Hawaiian Adventures

Day 1 of the big trip to the Big Island has started with a bang. Now that you’re expecting something exciting let me let you down gently. Got up, did the 3s’, completed some domesticated husband work (watched the weather, news and sports. Big shout out to my buddy A-Rod! If you weren’t a Yankee you’d be a dick). Turns out last night we had our first Kanata raccoon attack. Noisy little buggers tipped the garbage can but got me into Chuck Norris mode with nothing but a flashlight and knife to protect my beloved as I “cleared” each room in the house looking for victims of the Ginger wrath I was willing to lay down. Once all was clear I clawed back into bed and my wife said one of the hottest things a wife can say to you. “I’m ok with you getting a gun”. Schawing! Denny Crane.
Back to the here and now. Dearest mother drove us to YOW being the best mother out there. Well, mother in law is pretty awesome too. Not only did she bring up a great daughter but she’s looking after 4 turtles and one Linus. Quite a lady.
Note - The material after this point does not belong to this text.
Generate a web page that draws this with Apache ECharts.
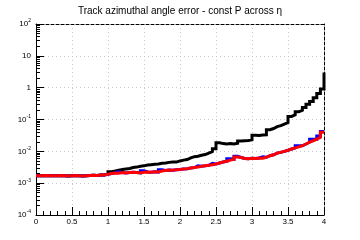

Security today is scary. Not a post 9-11 scary but a downtown Detroit scary. Where is everyone? It’s a ghost town in here and the whiskey selection is crap. Something is tingling my ginger senses and I’m hoping my side kick is ready to handle the potential zombie/sharknado Dante esk phenomenon that may be brewing. Or maybe my drugs are kicking in and my mind is enjoying the bliss that opiate pain killers provide.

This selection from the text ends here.